Inverroche was founded by Lorna Scott in Stilbaai, who pioneered the use of the region's indigenous fynbos to infuse gin more than a decade ago. The brand had already reached major South African retail and some 25 markets worldwide, including the US, before the buyout — a rare African craft-spirit success story now owned by the maker of Jameson and Absolut.

African creation was validated at the highest level; African ownership of the value was not retained. Both are true.

THE STRATEGIC BET

For Pernod Ricard, the bet is that African provenance is now a luxury asset worth owning outright — a terroir story (fynbos) it cannot manufacture elsewhere, plus a foothold in a fast-growing premium market. For Inverroche, the bet is that a global distribution machine converts a beloved craft brand into a durable global one — at the price of independence.

THE CREATIVE MOVE

The distinctive move was always the fynbos: sourcing a shrubland botanical unique to the Cape and building a luxury gin around it, so the product literally cannot be replicated outside its origin. That terroir defensibility is precisely what made the brand acquirable — provenance you can own but not copy.

THE EVIDENCE

Confirmed: Pernod Ricard completed its full acquisition of Inverroche on 6 February 2025 — its first wholly-owned African spirit brand — with financial terms undisclosed, corroborated across Pernod Ricard's own release, The Spirits Business and News24.

Confirmed: Inverroche was founded by Lorna Scott in Stilbaai, pioneering indigenous fynbos botanicals, and was already sold across major South African retail and around 25 international markets including the US.

Reported independently: Pernod Ricard states Lorna Scott is expected to continue working with the brand post-acquisition — a company-reported intention, not an independently verified arrangement.

Reported independently: The brand is described (in the company's materials) as one of the largest employers in the Stilbaai and Riversdale area, with about 70% female staff.

Not claimed at this stage: The purchase price and deal structure were not disclosed.

Not claimed at this stage: Whether the founder retains any equity or lasting creative control after a full buyout is not clarified; the net ownership of the value now sits with Pernod Ricard.

THE AFRICAN READ

This is the authorship question at its most uncomfortable. A South African founder created something world-class from an indigenous ingredient; the reward is recognition and a global platform — and the transfer of ownership, and the upside, to a French conglomerate. Lorna Scott is expected to stay involved, which softens but does not settle it. The honest read: African creation was validated at the highest level, and African ownership of the value was not retained. Both are true, and the second is the pattern worth naming — the goal is to build African brands that scale without being sold to scale.
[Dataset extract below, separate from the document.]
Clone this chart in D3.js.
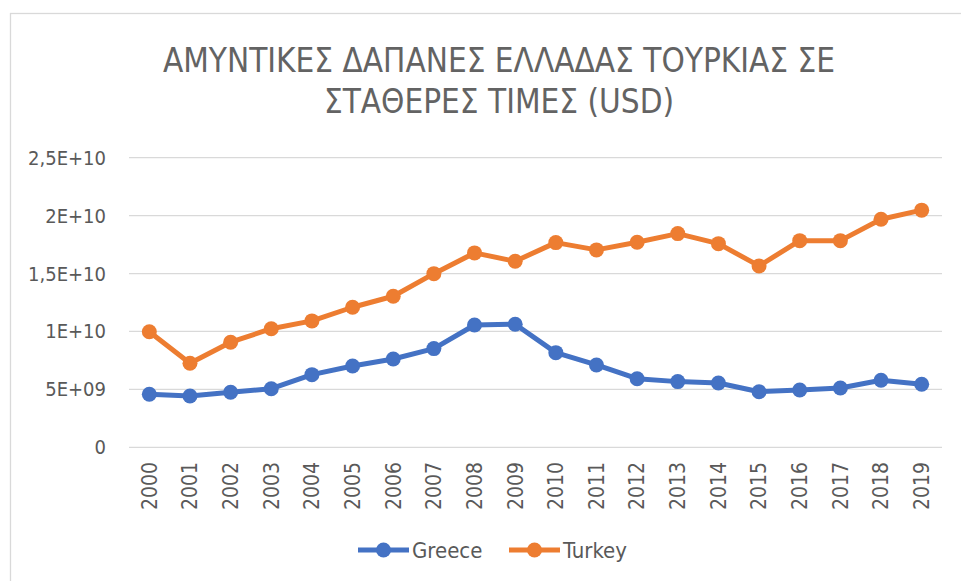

LESSONS FOR BRAND BUILDERS

Terroir is the moat you can't copy. Inverroche's fynbos made it both distinctive and acquirable: a product rooted in a place cannot be manufactured elsewhere, which is exactly why a global major wanted to own it outright.

Scaling and selling are not the same win. Being acquired validates African craft at the luxury tier — but validation and ownership diverge. The harder, more valuable game is scaling an African brand globally while keeping the pen and the upside at home.

PUBLICATION VERIFICATION STATUS

The full acquisition, its February 2025 completion, the founder, the fynbos provenance and the international footprint are confirmed across Pernod Ricard's own release and independent South African and trade press. The founder's continued involvement and the employment figures are company-reported. The price and deal terms were not disclosed.